Required task:
Find the lines with the string "matplotlib" and return them.
:::
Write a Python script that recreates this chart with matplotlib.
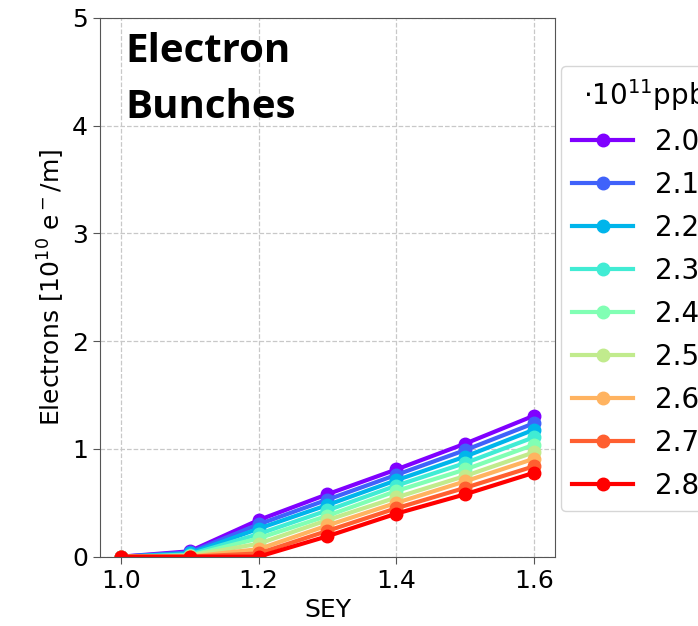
import numpy as np
import matplotlib
matplotlib.use("Agg")
import matplotlib.pyplot as plt

# Secondary electron yield scan
sey = [1.0, 1.1, 1.2, 1.3, 1.4, 1.5, 1.6]

# Bunch intensity (units of 1e11 protons per bunch)
intensities = ["2.0", "2.1", "2.2", "2.3", "2.4", "2.5", "2.6", "2.7", "2.8"]

# Electron line density [1e10 e-/m] for each intensity
e_20 = [0.0, 0.05, 0.34, 0.58, 0.81, 1.05, 1.31]
e_21 = [0.0, 0.04, 0.30, 0.53, 0.76, 0.99, 1.24]
e_22 = [0.0, 0.03, 0.26, 0.48, 0.71, 0.93, 1.18]
e_23 = [0.0, 0.02, 0.21, 0.43, 0.66, 0.87, 1.11]
e_24 = [0.0, 0.01, 0.17, 0.38, 0.61, 0.81, 1.04]
e_25 = [0.0, 0.01, 0.12, 0.34, 0.55, 0.75, 0.97]
e_26 = [0.0, 0.00, 0.07, 0.29, 0.50, 0.70, 0.91]
e_27 = [0.0, 0.00, 0.03, 0.24, 0.45, 0.64, 0.84]
e_28 = [0.0, 0.00, 0.00, 0.19, 0.40, 0.58, 0.78]
series = [e_20, e_21, e_22, e_23, e_24, e_25, e_26, e_27, e_28]

fig = plt.figure(figsize=(6.98, 6.26), dpi=100)
ax = fig.add_axes([100 / 698, 69.3 / 626, 455 / 698, 538.7 / 626])

colors = plt.cm.rainbow(np.linspace(0, 1, len(series)))
for lab, ys, c in zip(intensities, series, colors):
    ax.plot(sey, ys, "-o", color=c, lw=3, ms=9, label=lab + "0")

ax.set_ylim(0, 5)
ax.set_xticks([1.0, 1.2, 1.4, 1.6])
ax.set_yticks([0, 1, 2, 3, 4, 5])
ax.grid(True, ls="--", color="#c8c8c8", lw=0.9)
ax.tick_params(labelsize=18, color="#555555", length=5)
for s in ax.spines.values():
    s.set_color("#555555")
ax.set_xlabel("SEY", fontsize=18)
ax.set_ylabel(r"Electrons [10$^{10}$ e$^-$/m]", fontsize=18)

leg = ax.legend(title=r"$\cdot$10$^{11}$ppb", loc="upper left",
                bbox_to_anchor=(1.013, 0.911), fontsize=20,
                title_fontsize=20, handlelength=2.2, labelspacing=0.54,
                borderaxespad=0, frameon=True)
leg.get_frame().set_edgecolor("#cccccc")

# Panel caption
for line, ypix in (("Electron", 62), ("Bunches", 118)):
    fig.text(125 / 698, 1 - ypix / 626, line, fontsize=29,
             fontweight="bold", family="Open Sans", va="baseline")

fig.savefig("out.png", dpi=100)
:::
Solution to the exercise:
Write a Python script that recreates this chart with matplotlib.
import matplotlib
matplotlib.use("Agg")
import matplotlib.pyplot as plt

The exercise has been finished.